3. The compressor inlet housing as in claim 1, wherein the slot is defined by a plate connected to the wall of the plurality of walls.

4. The compressor inlet housing as in claim 1, wherein the bleed air manifold is disposed outside of the opening of the duct.

5. The compressor inlet housing as in claim 1, wherein the bleed air manifold is disposed within the opening of the duct.

6. The compressor inlet housing as in claim 1, wherein the bleed heat duct assembly further comprises a housing coupled to the wall of the plurality of walls, wherein the pin extends into the housing.

7. The compressor inlet housing as in claim 1, wherein the bleed air manifold is fixed in position at one end and unrestrained at a second end.

8. The compressor inlet housing as in claim 1, wherein a first set of feed pipe assemblies of the plurality of feed pipe assemblies extends upwardly from the bleed air manifold and a second set of feed pipe assemblies of the plurality of feed pipe assemblies extend downwardly from the bleed air manifold.

9. The compressor inlet housing as in claim 1, wherein the plurality of apertures of each inner pipe provides for fluid communication between the bleed air manifold, through the noise attenuating material and into the opening of the duct.

10. The compressor inlet housing as in claim 1, wherein the outer sleeve is decoupled from the transient thermal growth of both the inner pipe and the pipe header.

11. A compressor inlet housing, comprising:

a bleed heat duct assembly disposed within the compressor inlet housing, the bleed heat duct assembly comprising; a duct having a plurality of walls defining an opening, wherein the duct includes a slot defined along a wall of the plurality of walls; a bleed air manifold; a plurality of feed pipe assemblies disposed at least partially within the opening and in fluid communication with the bleed air manifold, each feed pipe assembly of the plurality of feed pipe assemblies including an inner pipe having an upstream end connected to the bleed air manifold and defining a plurality of apertures, and a cap sealingly connected to a downstream end of the inner pipe; an outer sleeve that surrounds at least the downstream end of the of the feed pipe assembly, the outer sleeve having an end plate and a pin that extends outwardly from the end plate, wherein the pin extends into the slot, wherein the inner pipe is at least partially wrapped with a noise attenuating material at least partially disposed within the outer sleeve, wherein the noise attenuating material covers at least a portion of the apertures of the plurality of apertures.

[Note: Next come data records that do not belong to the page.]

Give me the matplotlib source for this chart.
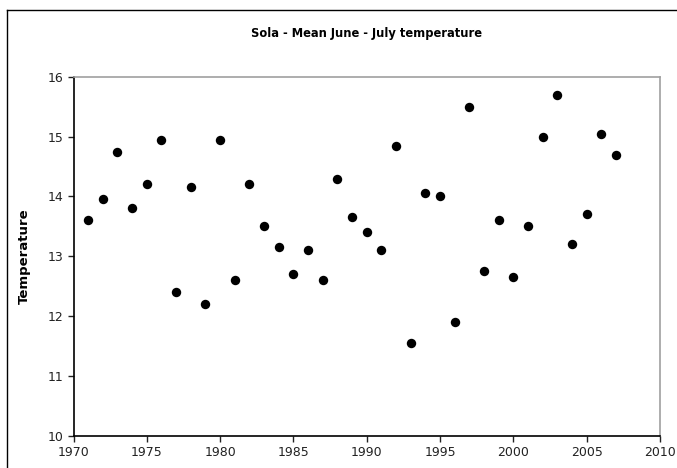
import matplotlib
matplotlib.use("Agg")
import matplotlib.pyplot as plt
from matplotlib.lines import Line2D

years = list(range(1971, 2008))
temps = [13.6, 13.95, 14.75, 13.8, 14.2, 14.95, 12.4, 14.15, 12.2, 14.95,
         12.6, 14.2, 13.5, 13.15, 12.7, 13.1, 12.6, 14.3, 13.65, 13.4,
         13.1, 14.85, 11.55, 14.05, 14.0, 11.9, 15.5, 12.75, 13.6, 12.65,
         13.5, 15.0, 15.7, 13.2, 13.7, 15.05, 14.7]
xticks = [1970, 1975, 1980, 1985, 1990, 1995, 2000, 2005, 2010]
yticks = [10, 11, 12, 13, 14, 15, 16]

plt.rcParams['font.family'] = ['DejaVu Sans']
W, H = 677, 468
fig = plt.figure(figsize=(W / 100, H / 100), dpi=100)

# outer chart border (left and top visible)
fig.add_artist(Line2D([7 / W, 7 / W], [0, 1 - 10 / H], transform=fig.transFigure, color='black', lw=1))
fig.add_artist(Line2D([7 / W, 1], [1 - 10 / H, 1 - 10 / H], transform=fig.transFigure, color='black', lw=1))

l, r, t, b = 73.5, 660, 76.7, 436
ax = fig.add_axes([l / W, 1 - b / H, (r - l) / W, (b - t) / H])
ax.scatter(years, temps, s=46, color='black', zorder=3, clip_on=False, linewidths=0)
ax.set_xlim(1970, 2010)
ax.set_ylim(10, 16)
ax.set_xticks(xticks)
ax.set_yticks(yticks)
ax.tick_params(direction='out', length=4, width=1, labelsize=9, pad=3, colors='#222222')
for s in ['top', 'right']:
    ax.spines[s].set_color('#a0a0a0')
    ax.spines[s].set_linewidth(1.2)
for s in ['left', 'bottom']:
    ax.spines[s].set_color('black')
    ax.spines[s].set_linewidth(1.2)

ax.set_ylabel('Temperature', fontsize=9.5, fontweight='bold')
ax.yaxis.set_label_coords(31 / W, 1 - 256 / H, transform=fig.transFigure)
fig.text(0.5 * (l + r) / W, 1 - 33 / H, 'Sola - Mean June - July temperature',
         ha='center', va='center', fontsize=8.3, fontweight='bold')

fig.savefig('out.png', dpi=100)
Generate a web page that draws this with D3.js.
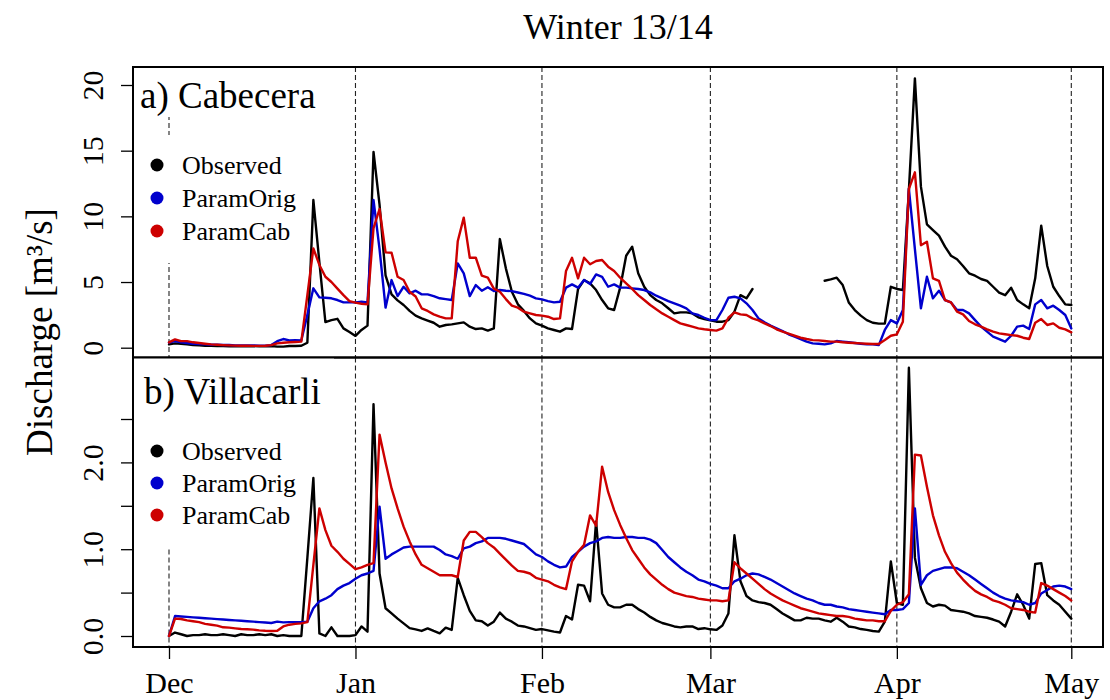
<!DOCTYPE html>
<html>
<head>
<meta charset="utf-8">
<script src="https://cdn.jsdelivr.net/npm/d3@7"></script>
<style>
  html, body { margin: 0; padding: 0; background: #fff; }
  svg text { font-family: "Liberation Serif", "Times New Roman", serif; fill: #000; }
</style>
</head>
<body>
<svg id="chart" width="1110" height="700"></svg>
<script>
// Day index 0 = 1 Dec 2013; the last tick sits on the final day of the record.
const monthTicks  = [0, 31, 62, 90, 121, 150];
const monthLabels = ["Dec", "Jan", "Feb", "Mar", "Apr", "May"];

const seriesNames  = ["Observed", "ParamOrig", "ParamCab"];
const seriesColors = ["#000000", "#0000CD", "#CD0000"];

const cabTicks = [0, 5, 10, 15, 20];
const vilTicks = [0, 0.5, 1, 1.5, 2, 2.5];
const vilTickLabels = ["0.0", "", "1.0", "", "2.0", ""];

// a) Cabecera — daily discharge [m3/s]; null = no observation
const cabObs = [
  0.25,0.33,0.3,0.25,0.2,0.18,0.15,0.14,0.12,0.12,0.1,0.12,0.1,0.1,0.12,0.1,0.1,0.13,0.08,0.08,
  0.13,0.13,0.15,0.38,11.24,6.5,1.95,2.1,2.2,1.47,1.2,0.9,1.35,1.68,14.9,10.9,5.5,4.06,3.6,3.25,
  2.8,2.44,2.23,2.06,1.9,1.6,1.73,1.78,1.85,1.93,1.6,1.42,1.47,1.3,1.47,8.27,6.04,4.26,3.3,2.8,
  2.23,1.85,1.68,1.47,1.35,1.22,1.47,1.42,4.47,5.15,4.9,4.39,3.63,3.0,2.87,4.57,7.0,7.69,5.66,4.64,
  4.0,3.63,3.38,3.0,2.61,2.69,2.69,2.61,2.31,2.18,2.08,1.98,1.98,2.1,2.74,4.0,3.76,4.47,null,null,
  null,null,null,null,null,null,null,null,null,5.1,5.2,5.33,4.77,3.45,2.87,2.44,2.1,1.9,1.83,1.83,
  4.64,4.47,4.39,12.0,20.5,12.26,9.39,8.96,8.53,7.69,7.0,6.73,6.22,5.66,5.48,5.23,5.08,4.64,4.19,4.0,
  4.57,3.63,3.3,3.0,5.28,9.29,6.22,4.64,3.93,3.3,3.25
];
const cabOrig = [
  0.38,0.5,0.41,0.36,0.3,0.28,0.25,0.23,0.22,0.2,0.2,0.18,0.18,0.17,0.17,0.16,0.16,0.2,0.5,0.66,
  0.56,0.58,0.56,2.5,4.52,3.83,3.8,3.76,3.63,3.45,3.45,3.45,3.5,3.45,11.24,7.5,3.05,5.15,3.93,4.64,
  4.14,4.34,4.06,4.06,3.93,3.76,3.7,3.63,6.42,5.66,3.93,4.77,4.34,4.6,4.31,4.39,4.34,4.31,4.2,4.1,
  3.96,3.76,3.68,3.55,3.45,3.5,4.57,4.82,4.57,5.15,4.85,5.58,5.4,4.64,4.82,4.57,4.57,4.52,4.47,4.39,
  4.21,3.96,3.76,3.55,3.38,3.2,3.0,2.61,2.49,2.28,2.1,2.1,2.87,3.8,3.88,3.76,3.38,2.87,2.23,1.93,
  1.68,1.47,1.27,1.02,0.84,0.66,0.46,0.33,0.3,0.25,0.33,0.51,0.46,0.41,0.36,0.3,0.25,0.25,0.2,1.35,
  2.1,1.85,2.87,12.1,7.5,3.0,5.4,3.76,4.34,3.63,3.45,2.87,2.87,2.61,2.1,1.6,1.22,0.84,0.66,0.46,
  0.91,1.6,1.68,1.42,3.3,3.63,3.0,3.2,2.87,2.49,1.47
];
const cabCab = [
  0.4,0.63,0.5,0.5,0.41,0.36,0.3,0.25,0.23,0.2,0.18,0.16,0.15,0.15,0.14,0.14,0.15,0.2,0.33,0.38,
  0.41,0.43,0.46,4.0,7.56,6.3,5.4,5.0,4.5,4.0,3.55,3.43,3.35,3.3,9.1,10.56,7.26,7.23,5.4,5.15,
  4.26,3.9,3.0,2.8,2.54,2.36,2.23,2.23,8.1,9.9,6.85,6.85,5.48,5.33,4.5,4.26,3.7,3.2,3.05,2.74,
  2.61,2.49,2.44,2.36,2.18,2.23,5.84,6.85,5.28,6.85,6.35,6.6,6.68,6.17,5.84,5.33,4.9,4.47,4.0,3.63,
  3.25,2.92,2.61,2.36,2.1,1.85,1.73,1.6,1.47,1.4,1.35,1.3,1.47,2.28,2.69,2.54,2.49,2.23,2.08,1.85,
  1.65,1.4,1.22,1.07,0.91,0.76,0.66,0.58,0.56,0.51,0.46,0.46,0.41,0.38,0.36,0.33,0.3,0.28,0.28,0.58,
  0.91,1.02,1.98,12.1,13.35,7.8,8.07,5.28,5.08,3.63,3.45,2.74,2.54,2.03,1.78,1.6,1.4,1.22,1.09,1.02,
  0.96,0.91,0.76,0.66,1.9,2.18,1.73,1.85,1.52,1.4,1.17
];

// b) Villacarli — daily discharge [m3/s]
const vilObs = [
  0.0,0.04,0.02,0.0,0.01,0.01,0.02,0.01,0.01,0.02,0.01,0.0,0.02,0.01,0.01,0.02,0.01,0.02,0.0,0.01,
  0.0,0.0,0.0,0.9,1.82,0.03,0.0,0.1,0.0,0.0,0.0,0.01,0.11,0.05,2.67,0.72,0.32,0.26,0.2,0.146,
  0.09,0.077,0.058,0.088,0.058,0.03,0.096,0.07,0.67,0.47,0.29,0.18,0.17,0.12,0.165,0.27,0.2,0.165,0.12,0.11,
  0.09,0.07,0.08,0.065,0.05,0.04,0.23,0.19,0.59,0.58,0.4,1.32,0.49,0.36,0.33,0.33,0.36,0.36,0.31,0.27,
  0.22,0.18,0.15,0.13,0.11,0.1,0.11,0.11,0.08,0.09,0.077,0.07,0.12,0.26,1.16,0.63,0.46,0.41,0.39,0.38,
  0.36,0.31,0.26,0.22,0.18,0.18,0.21,0.2,0.2,0.18,0.165,0.21,0.165,0.11,0.1,0.08,0.07,0.058,0.05,0.165,
  0.86,0.38,0.36,3.09,0.9,0.55,0.38,0.34,0.36,0.35,0.3,0.29,0.28,0.26,0.23,0.22,0.21,0.19,0.165,0.11,
  0.28,0.48,0.36,0.2,0.83,0.84,0.47,0.41,0.36,0.28,0.2
];
const vilOrig = [
  0.0,0.23,0.225,0.22,0.215,0.21,0.205,0.2,0.195,0.19,0.185,0.18,0.175,0.17,0.165,0.16,0.155,0.15,0.165,0.157,
  0.16,0.16,0.16,0.165,0.32,0.4,0.43,0.47,0.54,0.58,0.61,0.66,0.7,0.72,0.75,1.49,0.89,0.94,0.98,1.02,
  1.03,1.03,1.03,1.03,1.03,0.99,0.94,0.92,0.89,1.01,1.03,1.07,1.09,1.13,1.13,1.13,1.12,1.1,1.08,1.06,
  1.0,0.94,0.91,0.86,0.82,0.79,0.8,0.91,0.97,1.03,1.07,1.09,1.13,1.14,1.13,1.13,1.14,1.14,1.13,1.13,
  1.11,1.07,0.99,0.91,0.85,0.79,0.74,0.7,0.65,0.63,0.6,0.58,0.55,0.55,0.63,0.66,0.7,0.72,0.71,0.68,
  0.65,0.61,0.57,0.53,0.49,0.46,0.43,0.41,0.38,0.36,0.36,0.34,0.33,0.31,0.3,0.29,0.28,0.27,0.26,0.25,
  0.3,0.3,0.31,0.38,1.47,0.59,0.7,0.75,0.77,0.79,0.79,0.78,0.74,0.7,0.65,0.6,0.55,0.5,0.46,0.43,
  0.41,0.4,0.39,0.36,0.38,0.49,0.53,0.57,0.58,0.57,0.54
];
const vilCab = [
  0.0,0.2,0.196,0.18,0.17,0.16,0.14,0.13,0.12,0.1,0.096,0.088,0.08,0.077,0.073,0.065,0.06,0.058,0.06,0.11,
  0.13,0.14,0.146,0.16,0.82,1.47,1.22,1.04,0.97,0.89,0.83,0.77,0.79,0.82,0.84,2.32,2.0,1.7,1.47,1.26,
  1.09,0.94,0.82,0.78,0.74,0.7,0.7,0.7,0.68,1.1,1.2,1.2,1.14,1.07,1.02,0.95,0.88,0.81,0.75,0.74,
  0.72,0.67,0.65,0.63,0.59,0.56,0.54,0.86,0.97,1.05,1.39,1.27,1.95,1.66,1.45,1.28,1.13,0.99,0.89,0.79,
  0.71,0.65,0.59,0.54,0.5,0.48,0.46,0.45,0.43,0.42,0.41,0.41,0.4,0.41,0.85,0.78,0.72,0.66,0.6,0.54,
  0.49,0.45,0.41,0.38,0.35,0.32,0.3,0.28,0.26,0.25,0.24,0.23,0.23,0.22,0.2,0.19,0.18,0.18,0.17,0.17,
  0.29,0.36,0.39,0.48,2.09,2.08,1.72,1.39,1.16,0.97,0.84,0.73,0.65,0.58,0.52,0.48,0.45,0.41,0.39,0.36,
  0.32,0.31,0.3,0.28,0.27,0.61,0.58,0.54,0.5,0.46,0.41
];

const svg = d3.select("#chart");
svg.append("rect").attr("width", 1110).attr("height", 700).attr("fill", "#fff");

const plotLeft = 133, plotRight = 1103;
const x = d3.scaleLinear().domain([0, 150]).range([169, 1071.3]);

function drawPanel(opt) {
  const g = svg.append("g");
  const y = opt.y;

  // monthly guide lines
  g.selectAll("line.guide").data(monthTicks).join("line")
    .attr("class", "guide")
    .attr("x1", d => x(d)).attr("x2", d => x(d))
    .attr("y1", opt.top).attr("y2", opt.bottom)
    .attr("stroke", "#222").attr("stroke-width", 1.1)
    .attr("stroke-dasharray", "5,3");

  // white backing behind the panel label and legend
  opt.boxes.forEach(b => {
    g.append("rect").attr("x", b[0]).attr("y", b[1])
      .attr("width", b[2]).attr("height", b[3]).attr("fill", "#fff");
  });

  const line = d3.line()
    .defined(d => d != null)
    .x((d, i) => x(i))
    .y(d => y(d));

  opt.series.forEach((s, k) => {
    g.append("path").datum(s)
      .attr("d", line)
      .attr("fill", "none")
      .attr("stroke", seriesColors[k])
      .attr("stroke-width", 2.4)
      .attr("stroke-linejoin", "round")
      .attr("stroke-linecap", "round");
  });

  // frame
  g.append("rect")
    .attr("x", plotLeft).attr("y", opt.top)
    .attr("width", plotRight - plotLeft).attr("height", opt.bottom - opt.top)
    .attr("fill", "none").attr("stroke", "#000").attr("stroke-width", 2);

  // panel label
  g.append("text")
    .attr("x", opt.labelX).attr("y", opt.labelY)
    .style("font-size", "37px")
    .text(opt.label);

  // legend
  const lg = g.append("g");
  seriesNames.forEach((name, k) => {
    const ly = opt.legendY[k];
    lg.append("circle").attr("cx", 157).attr("cy", ly).attr("r", 6.5)
      .attr("fill", seriesColors[k]);
    lg.append("text").attr("x", 182).attr("y", ly + 9)
      .style("font-size", "26px").text(name);
  });

  // y axis
  const ax = g.append("g")
    .attr("transform", `translate(${plotLeft},0)`)
    .call(d3.axisLeft(y).tickValues(opt.ticks).tickSize(12)
      .tickFormat((d, i) => opt.tickFmt(d, i)));
  ax.select(".domain").remove();
  ax.selectAll(".tick line").attr("stroke", "#000").attr("stroke-width", 1.3);
  ax.selectAll(".tick text")
    .attr("x", 0).attr("y", -30).attr("dy", 0)
    .attr("transform", "rotate(-90)")
    .style("text-anchor", "middle")
    .style("font-family", "'Liberation Serif', 'Times New Roman', serif")
    .style("font-size", "30px")
    .attr("fill", "#000");
  return g;
}

drawPanel({
  top: 67, bottom: 357.5,
  y: d3.scaleLinear().domain([0, 20]).range([347.7, 85]),
  ticks: cabTicks,
  tickFmt: d => String(d),
  series: [cabObs, cabOrig, cabCab],
  label: "a) Cabecera", labelX: 140, labelY: 108,
  legendY: [165, 198, 231],
  boxes: [[134, 68, 215, 49], [134, 135, 170, 128]]
});

drawPanel({
  top: 357.5, bottom: 647,
  y: d3.scaleLinear().domain([0, 2]).range([636, 462.4]),
  ticks: vilTicks,
  tickFmt: (d, i) => vilTickLabels[i],
  series: [vilObs, vilOrig, vilCab],
  label: "b) Villacarli", labelX: 144, labelY: 404,
  legendY: [451, 483, 515],
  boxes: [[134, 358, 200, 62], [134, 419, 170, 129]]
});

// x axis (months)
const xa = svg.append("g")
  .attr("transform", "translate(0,647)")
  .call(d3.axisBottom(x).tickValues(monthTicks).tickSize(12)
    .tickFormat((d, i) => monthLabels[i]));
xa.select(".domain").remove();
xa.selectAll(".tick line").attr("stroke", "#000").attr("stroke-width", 1.3);
xa.selectAll(".tick text")
  .attr("y", 25)
  .style("font-family", "'Liberation Serif', 'Times New Roman', serif")
  .style("font-size", "30px")
  .attr("fill", "#000");

// title and axis title
svg.append("text")
  .attr("x", 618).attr("y", 39)
  .attr("text-anchor", "middle")
  .style("font-size", "36px")
  .text("Winter 13/14");

svg.append("text")
  .attr("transform", "translate(52,332) rotate(-90)")
  .attr("text-anchor", "middle")
  .style("font-size", "37px")
  .text("Discharge [m³/s]");
</script>
</body>
</html>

12. The compressor inlet housing as in claim 11, wherein the slot is oriented laterally with respect two parallel walls of the plurality of walls of the duct.

13. The compressor inlet housing as in claim 11, wherein the slot is defined by a plate connected to the wall of the plurality of walls.

14. The compressor inlet housing as in claim 11, wherein the bleed air manifold is disposed outside of the opening of the duct.

15. The compressor inlet housing as in claim 11, wherein the bleed air manifold is disposed within the opening of the duct.

16. The compressor inlet housing as in claim 11, wherein the bleed heat duct assembly further comprised a housing coupled to the wall of the plurality of walls, wherein the pin extends into the housing.

17. The compressor inlet housing as in claim 11, wherein the bleed air manifold is fixed in position at one end and unrestrained at a second end.

18. The compressor inlet housing as in claim 11, wherein a first set of feed pipe assemblies of the plurality of feed pipe assemblies extend upwardly from the bleed air manifold and a second set of feed pipe assemblies of the plurality of feed pipe assemblies extend downwardly from the bleed air manifold.

19. The compressor inlet housing as in claim 11, wherein each inner pipe defines a plurality of apertures that provide for fluid communication between the bleed air manifold and the opening of the duct and wherein the inner pipe is at least partially wrapped with a noise attenuating material that covers at least a portion of the apertures of the plurality of apertures.

20. The compressor inlet housing as in claim 11, wherein the outer sleeve is decoupled from the transient thermal growth of both the inner pipe and the pipe header.